Soundwaves blog post

IS HONG KONG’S IDENTITY CRISIS FORESHADOWING OUR OWN?

While I was a Hong Kong expat for three years, I left the island with too much respect for it than to pretend to be a qualified expert on its rich heritage, culture or politics. But watching its fresh round of protests from afar, including today’s round of tear gas, reinforces what I felt in my time there. Hong Kong is deeply mired in an identity crisis. One that is both fascinating from a socio-political and historical perspective, and a powerful warning for the current protest community here at home.
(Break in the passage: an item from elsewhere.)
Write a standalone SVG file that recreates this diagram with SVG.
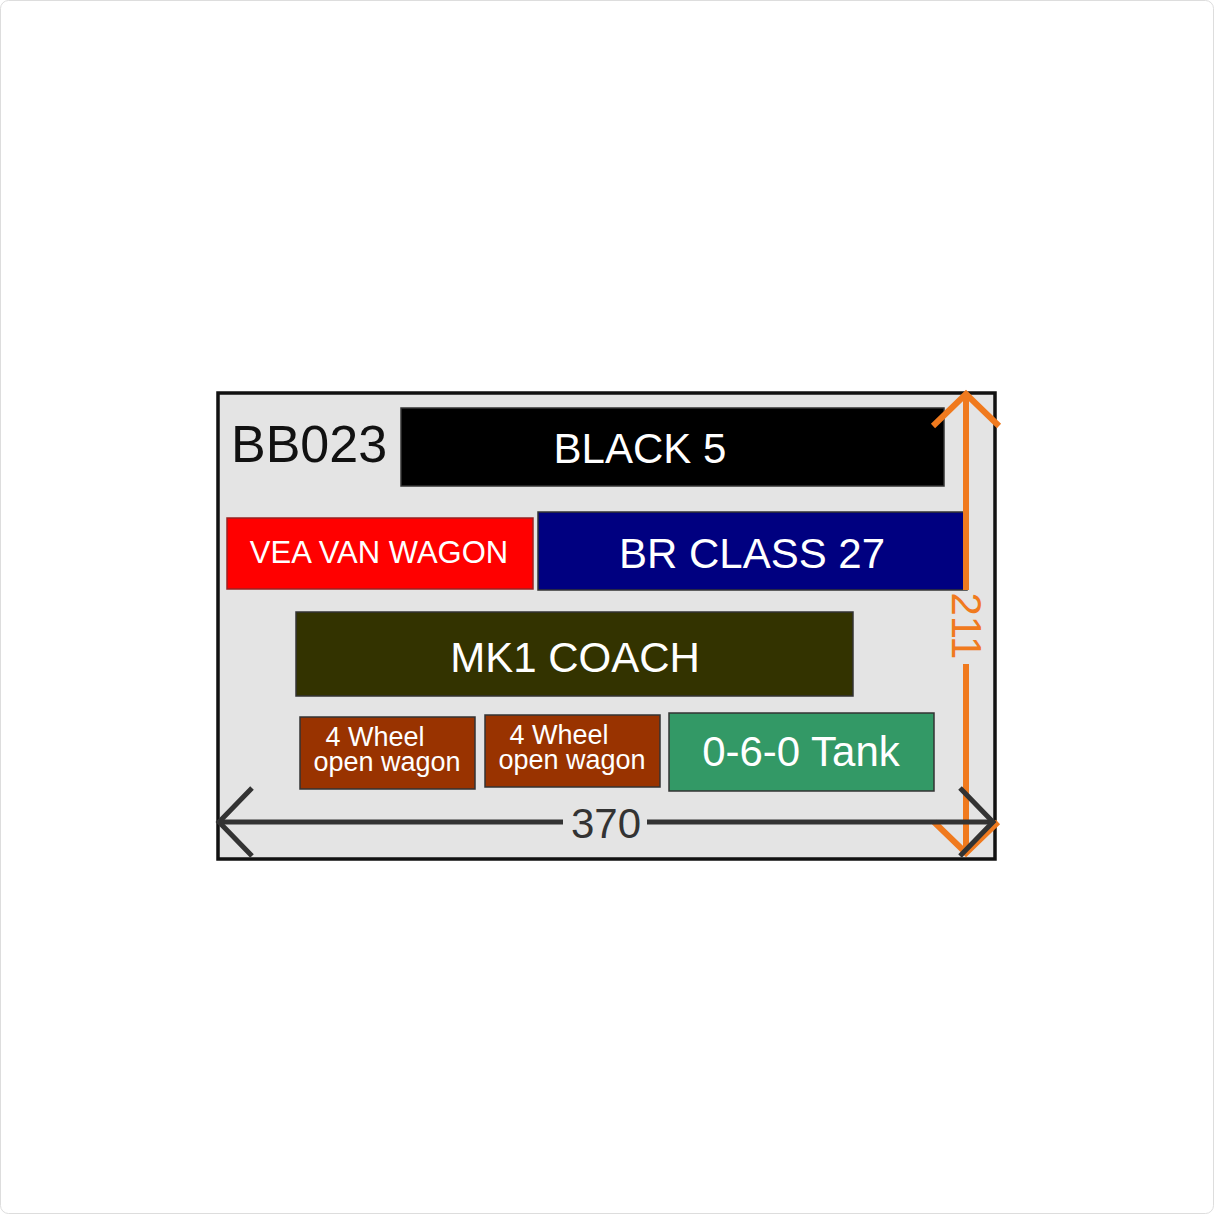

Crowd estimate games there are no more accurate than here, but claims from organizers of that one million were in the streets again today seems accurate enough. That equates to somewhere around 12% of the population of Hong Kong Territory fighting, in many ways, for their last rights. If we apply that to the States, it would equal well over 30 million pairs of boots on the ground.


Size and scale are one of the quickest adjustments required to wrap your ahead not only Hong Kong, but the entire region. As impressive as it is to see its streets swelling with a million fired up citizens, the protest is still just a shell of what it was just five years ago.


Unlike its northern “neighbors” in Seoul who successfully ousted its leadership after an impressively tenacious effort, Hong Kong’s activist mobilization efforts are producing little signs of tangible gain. While today was a minor victory to stall the extradition bill, there’s little chance that it won’t soon become law. Reported quotes from the streets around this recent wave of action are dripping with defeatism.


China is a notorious master of the long-game. And the one it is playing out as it dissolves Hong Kong back under its control is now entering a new, final stage. From interlocking its infrastructure to repositioning the region into the vague moniker of the “Greater Bay Area”, Hong Kong’s identity is not just going through change and upheaval, it is facing extinction. It’s like watching a chess match where the queen was long ago toppled and is now two moves away from check-mate. Both players know what comes next.
Hong Kong morphed significantly in the relatively short time I was lucky enough to be stationed there. Corporate headquarters that once dotted its epic skyline shrunk at best and showed signs of rapid disintegration. Multinational marketers shifted their perspective of leveraging Hong Kong as a launching pad into the riches of the broader China marketplace, to seeing it as little more than a confined micro-market with low probability for margin gain. While a beat of start-up innovation remains present, it’s impossible to ignore the migration of most of its entrepreneurial talent to the boom-town that is Shenzen. Its claim to the title of “Asia’s World City” was already in question given Singapore’s rise in the past decade and will be even more so weakened as Tokyo welcomes the world to the Summer Games next year. My own departure from Hong Kong was in many ways forced by these dynamics as my company moved its regional office south.
Though I wasn’t shocked to see a burst of more umbrellas on the shores of Victoria Harbor this morning, an aura of defeatism is understandable and unavoidable. During the run-up to the 1997 handover of Hong Kong back to China’s control, several local friends there explained the climate of exodus that gripped the Territory. One claim I’ve never verified was that for every Cathay Pacific plane that landed during that time, two left. A mass exodus of locals and expats sent an entire generation of kids to distant lands and started to erode the City’s once proud foundation as a critical global business hub. When those kids returned several years later as young adults armed with Western educations and hopes of building a new era for their homeland, they were soon crippled by SARS, global economic instability, unsustainable housing costs and a plague of plastic pollution

filling its iconic beaches. Now, as Beijing’s political muscle flexes stronger with each new policy, another exodus seems imminent.I’m inspired daily by those mobilizing on our streets here in the States. From pussy hats, to #wearorange, to the upcoming climate strikes in September (let alone the 2020 election cycle), it’s a safe bet we’ll see equally impressive crowds choking major cities to a standstill. But yet it’s hard to ignore the fact that material progress on issues like women’s rights, gun safety and climate change (and countless other fights for the soul of our humanity and democracy) will run into the same long game tactics that are suffocating hope in Hong Kong. And with each defeat, an erosion of our character, fortitude and future.


Will we follow the Seoul model and sustain pressure long enough to trigger a real transformation of power? Or will our fate mirror that of our fellow former British Colony, with bleak chances for real progress, a methodical stripping away of our rights, and, ultimately a shattering of our identity?